_Problem details_:
Would you repeat the listing exactly but omit every picture?
-------------------------
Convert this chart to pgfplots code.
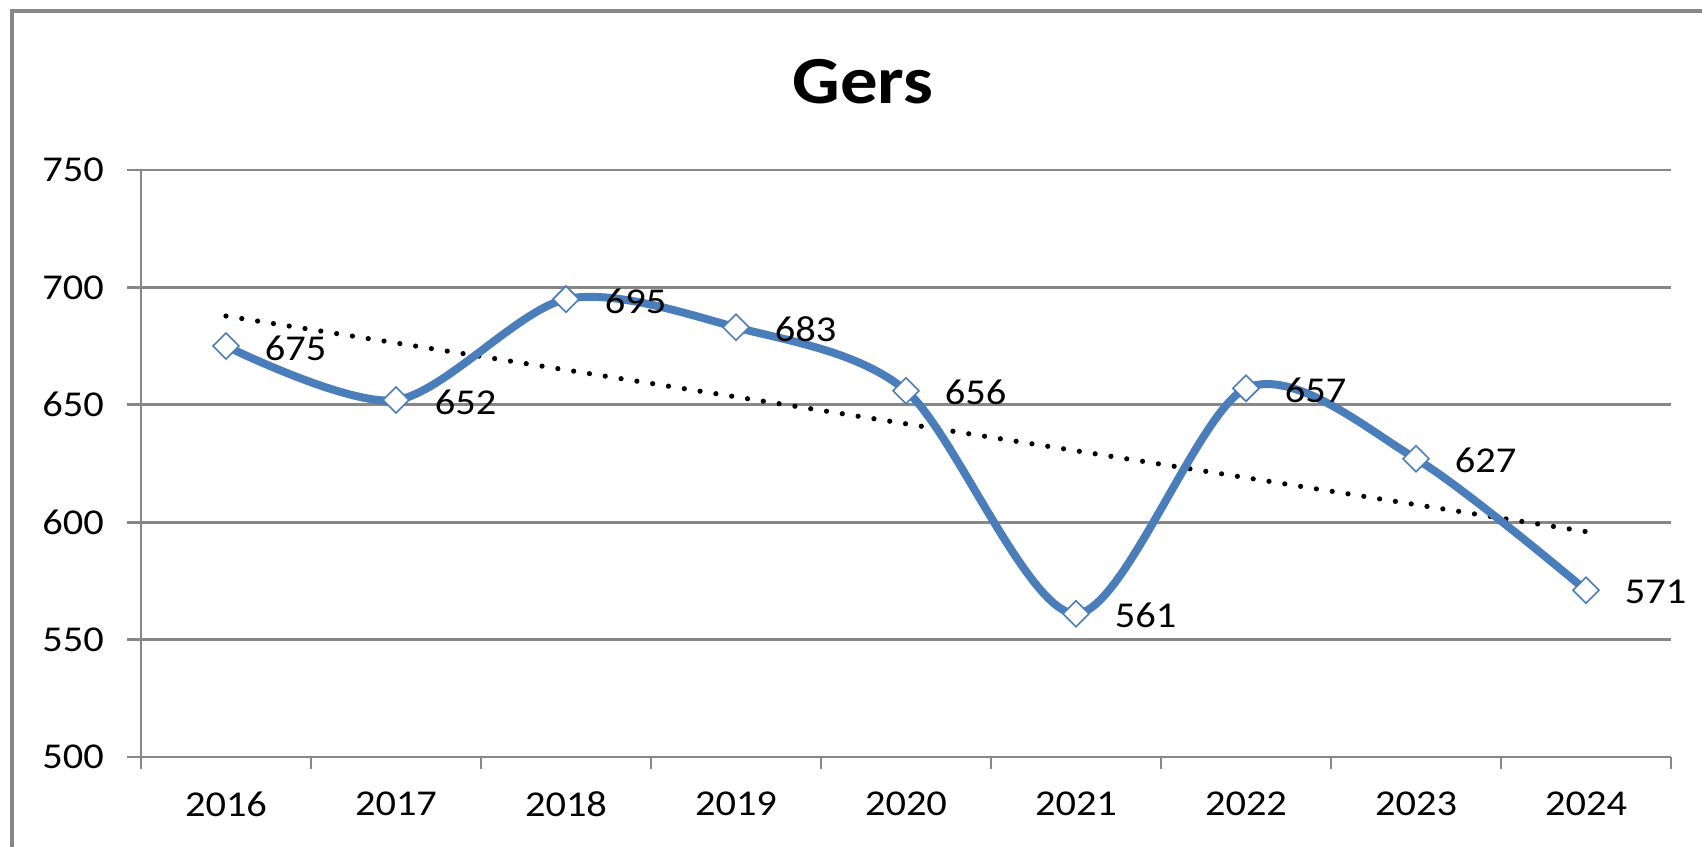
\documentclass[border=0pt]{standalone}
\usepackage{pgfplots}
\pgfplotsset{compat=1.18}
\usepackage{fontspec}
\setmainfont{Carlito}[FakeStretch=1.11]
\definecolor{lineblue}{HTML}{4A7EBB}
\definecolor{gridgray}{HTML}{878787}
\begin{document}
\begin{tikzpicture}
\begin{axis}[
  scale only axis,
  width=765pt, height=293.5pt,
  xmin=-0.5, xmax=8.5,
  ymin=500, ymax=750,
  ytick={500,550,...,750},
  xtick={0,...,8},
  xticklabels={2016,2017,2018,2019,2020,2021,2022,2023,2024},
  minor xtick={-0.5,0.5,...,8.5},
  axis x line=bottom, axis y line=left,
  axis line style={draw=gridgray, line width=1.4pt, -},
  ymajorgrids,
  major grid style={draw=gridgray, line width=1.4pt},
  tick align=outside,
  major x tick style={draw=none},
  minor x tick style={draw=gridgray, line width=1.4pt},
  minor tick length=6pt,
  major y tick style={draw=gridgray, line width=1.4pt},
  major tick length=7pt,
  every tick label/.append style={font=\fontsize{18.2}{20}\selectfont, text=black},
  /pgf/number format/assume math mode=true,
  yticklabel style={xshift=-8pt},
  xticklabel style={yshift=-7pt},
  clip=false,
]
\addplot[black, line width=2.6pt, line cap=round, dash pattern=on 0pt off 8pt] coordinates {(0,687.8) (8,596.0)};
\addplot[lineblue, line width=4pt, smooth, tension=0.5,
  mark=square*, mark size=4.6pt,
  mark options={rotate=45, fill=white, draw=lineblue, line width=0.8pt, solid},
  nodes near coords,
  nodes near coords style={anchor=west, inner sep=0pt, xshift=19pt, yshift=-1pt, text=black, font=\fontsize{18.2}{20}\selectfont, /pgf/number format/assume math mode=true},
] coordinates {(0,675) (1,652) (2,695) (3,683) (4,656) (5,561) (6,657) (7,627) (8,571)};
\end{axis}
\node[font=\fontsize{33.7}{36}\selectfont\bfseries] at (361pt,337.5pt) {Gers};
\draw[gridgray, line width=1.6pt] (-64.5pt,-50pt) -- (-64.5pt,373pt) -- (790pt,373pt);
\pgfresetboundingbox
\path[use as bounding box] (-70.5pt,-44.5pt) rectangle (780.5pt,378.5pt);
\end{tikzpicture}
\end{document}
-------------------------
_Expected answer_:
Convert this chart to pgfplots code.
\documentclass[border=0pt]{standalone}
\usepackage{pgfplots}
\pgfplotsset{compat=1.18}
\usepackage{fontspec}
\setmainfont{Carlito}[FakeStretch=1.11]
\definecolor{lineblue}{HTML}{4A7EBB}
\definecolor{gridgray}{HTML}{878787}
\begin{document}
\begin{tikzpicture}
\begin{axis}[
  scale only axis,
  width=765pt, height=293.5pt,
  xmin=-0.5, xmax=8.5,
  ymin=500, ymax=750,
  ytick={500,550,...,750},
  xtick={0,...,8},
  xticklabels={2016,2017,2018,2019,2020,2021,2022,2023,2024},
  minor xtick={-0.5,0.5,...,8.5},
  axis x line=bottom, axis y line=left,
  axis line style={draw=gridgray, line width=1.4pt, -},
  ymajorgrids,
  major grid style={draw=gridgray, line width=1.4pt},
  tick align=outside,
  major x tick style={draw=none},
  minor x tick style={draw=gridgray, line width=1.4pt},
  minor tick length=6pt,
  major y tick style={draw=gridgray, line width=1.4pt},
  major tick length=7pt,
  every tick label/.append style={font=\fontsize{18.2}{20}\selectfont, text=black},
  /pgf/number format/assume math mode=true,
  yticklabel style={xshift=-8pt},
  xticklabel style={yshift=-7pt},
  clip=false,
]
\addplot[black, line width=2.6pt, line cap=round, dash pattern=on 0pt off 8pt] coordinates {(0,687.8) (8,596.0)};
\addplot[lineblue, line width=4pt, smooth, tension=0.5,
  mark=square*, mark size=4.6pt,
  mark options={rotate=45, fill=white, draw=lineblue, line width=0.8pt, solid},
  nodes near coords,
  nodes near coords style={anchor=west, inner sep=0pt, xshift=19pt, yshift=-1pt, text=black, font=\fontsize{18.2}{20}\selectfont, /pgf/number format/assume math mode=true},
] coordinates {(0,675) (1,652) (2,695) (3,683) (4,656) (5,561) (6,657) (7,627) (8,571)};
\end{axis}
\node[font=\fontsize{33.7}{36}\selectfont\bfseries] at (361pt,337.5pt) {Gers};
\draw[gridgray, line width=1.6pt] (-64.5pt,-50pt) -- (-64.5pt,373pt) -- (790pt,373pt);
\pgfresetboundingbox
\path[use as bounding box] (-70.5pt,-44.5pt) rectangle (780.5pt,378.5pt);
\end{tikzpicture}
\end{document}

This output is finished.